▶ **Request**
Look through the data for the string "matplotlib". Copy every line where it is found.
--- start of Supplied data ---
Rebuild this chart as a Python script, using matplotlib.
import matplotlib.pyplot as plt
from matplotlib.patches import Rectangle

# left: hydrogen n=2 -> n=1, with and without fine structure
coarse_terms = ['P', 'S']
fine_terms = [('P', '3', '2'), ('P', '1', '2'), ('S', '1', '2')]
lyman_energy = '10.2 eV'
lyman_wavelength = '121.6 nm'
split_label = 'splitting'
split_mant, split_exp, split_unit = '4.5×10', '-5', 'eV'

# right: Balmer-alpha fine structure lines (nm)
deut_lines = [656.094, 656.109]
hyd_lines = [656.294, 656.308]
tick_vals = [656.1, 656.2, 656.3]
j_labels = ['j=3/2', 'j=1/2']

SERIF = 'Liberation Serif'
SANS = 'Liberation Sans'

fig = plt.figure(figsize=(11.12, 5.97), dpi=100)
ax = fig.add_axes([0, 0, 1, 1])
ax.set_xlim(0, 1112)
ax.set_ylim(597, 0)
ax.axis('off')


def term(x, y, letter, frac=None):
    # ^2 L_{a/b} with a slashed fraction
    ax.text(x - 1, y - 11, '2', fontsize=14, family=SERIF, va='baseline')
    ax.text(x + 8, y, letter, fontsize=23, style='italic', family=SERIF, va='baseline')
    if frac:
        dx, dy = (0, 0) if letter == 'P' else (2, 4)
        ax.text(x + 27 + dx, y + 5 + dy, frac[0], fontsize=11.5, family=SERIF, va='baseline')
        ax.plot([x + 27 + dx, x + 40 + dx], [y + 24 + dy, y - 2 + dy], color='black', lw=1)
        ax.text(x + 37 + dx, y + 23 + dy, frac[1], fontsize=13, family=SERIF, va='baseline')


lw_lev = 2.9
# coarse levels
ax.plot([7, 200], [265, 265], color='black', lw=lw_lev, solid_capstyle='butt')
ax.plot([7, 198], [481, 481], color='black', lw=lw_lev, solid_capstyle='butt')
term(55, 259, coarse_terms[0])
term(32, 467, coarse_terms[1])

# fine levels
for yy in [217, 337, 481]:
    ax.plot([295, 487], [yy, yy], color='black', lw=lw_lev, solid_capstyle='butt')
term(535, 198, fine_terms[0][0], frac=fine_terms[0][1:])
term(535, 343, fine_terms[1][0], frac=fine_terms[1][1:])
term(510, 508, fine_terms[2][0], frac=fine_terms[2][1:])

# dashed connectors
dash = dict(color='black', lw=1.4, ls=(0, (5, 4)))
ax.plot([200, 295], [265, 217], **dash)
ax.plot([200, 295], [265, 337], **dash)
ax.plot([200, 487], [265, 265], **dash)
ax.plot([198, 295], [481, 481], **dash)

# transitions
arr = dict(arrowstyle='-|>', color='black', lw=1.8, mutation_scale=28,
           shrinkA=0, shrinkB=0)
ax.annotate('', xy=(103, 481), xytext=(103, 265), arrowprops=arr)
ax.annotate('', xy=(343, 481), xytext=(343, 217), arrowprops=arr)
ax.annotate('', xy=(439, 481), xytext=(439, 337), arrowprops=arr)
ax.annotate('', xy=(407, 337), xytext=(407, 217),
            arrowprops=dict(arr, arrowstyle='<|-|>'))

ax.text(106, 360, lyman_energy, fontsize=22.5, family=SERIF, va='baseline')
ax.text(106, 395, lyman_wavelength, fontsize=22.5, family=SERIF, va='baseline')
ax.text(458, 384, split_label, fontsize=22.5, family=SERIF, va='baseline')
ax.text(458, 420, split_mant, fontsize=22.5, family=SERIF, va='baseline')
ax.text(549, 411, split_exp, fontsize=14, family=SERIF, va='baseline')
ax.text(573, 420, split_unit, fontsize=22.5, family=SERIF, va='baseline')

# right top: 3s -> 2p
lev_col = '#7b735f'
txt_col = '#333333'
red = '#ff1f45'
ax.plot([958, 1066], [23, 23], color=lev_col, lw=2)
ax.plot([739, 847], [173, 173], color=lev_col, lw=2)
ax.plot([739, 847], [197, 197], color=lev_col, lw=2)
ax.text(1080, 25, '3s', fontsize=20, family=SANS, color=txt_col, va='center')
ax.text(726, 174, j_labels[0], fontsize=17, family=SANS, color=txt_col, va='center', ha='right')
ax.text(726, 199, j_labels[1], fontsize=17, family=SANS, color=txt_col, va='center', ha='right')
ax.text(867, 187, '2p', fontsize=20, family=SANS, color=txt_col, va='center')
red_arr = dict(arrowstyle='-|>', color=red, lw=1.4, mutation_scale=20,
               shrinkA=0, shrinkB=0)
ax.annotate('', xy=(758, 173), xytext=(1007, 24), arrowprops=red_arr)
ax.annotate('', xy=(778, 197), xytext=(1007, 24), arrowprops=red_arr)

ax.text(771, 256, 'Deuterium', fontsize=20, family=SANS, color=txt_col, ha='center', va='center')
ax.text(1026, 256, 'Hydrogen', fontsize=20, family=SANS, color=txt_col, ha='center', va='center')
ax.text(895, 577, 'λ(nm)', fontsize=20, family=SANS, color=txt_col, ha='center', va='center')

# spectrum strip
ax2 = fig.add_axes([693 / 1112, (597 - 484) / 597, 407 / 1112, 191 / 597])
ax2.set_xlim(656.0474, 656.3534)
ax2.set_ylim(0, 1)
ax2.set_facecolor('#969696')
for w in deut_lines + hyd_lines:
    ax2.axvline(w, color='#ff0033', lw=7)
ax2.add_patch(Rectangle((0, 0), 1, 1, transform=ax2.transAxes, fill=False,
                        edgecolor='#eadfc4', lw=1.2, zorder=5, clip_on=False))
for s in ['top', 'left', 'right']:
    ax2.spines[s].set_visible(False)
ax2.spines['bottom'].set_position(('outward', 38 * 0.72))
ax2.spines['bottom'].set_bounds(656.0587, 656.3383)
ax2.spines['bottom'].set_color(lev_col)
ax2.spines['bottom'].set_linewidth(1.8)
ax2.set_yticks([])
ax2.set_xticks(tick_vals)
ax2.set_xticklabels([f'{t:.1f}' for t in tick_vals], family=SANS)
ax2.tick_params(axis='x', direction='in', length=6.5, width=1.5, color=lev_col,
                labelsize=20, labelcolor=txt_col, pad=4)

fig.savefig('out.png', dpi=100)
--- end of Supplied data ---
▶ **Finished task**
Rebuild this chart as a Python script, using matplotlib.
import matplotlib.pyplot as plt
from matplotlib.patches import Rectangle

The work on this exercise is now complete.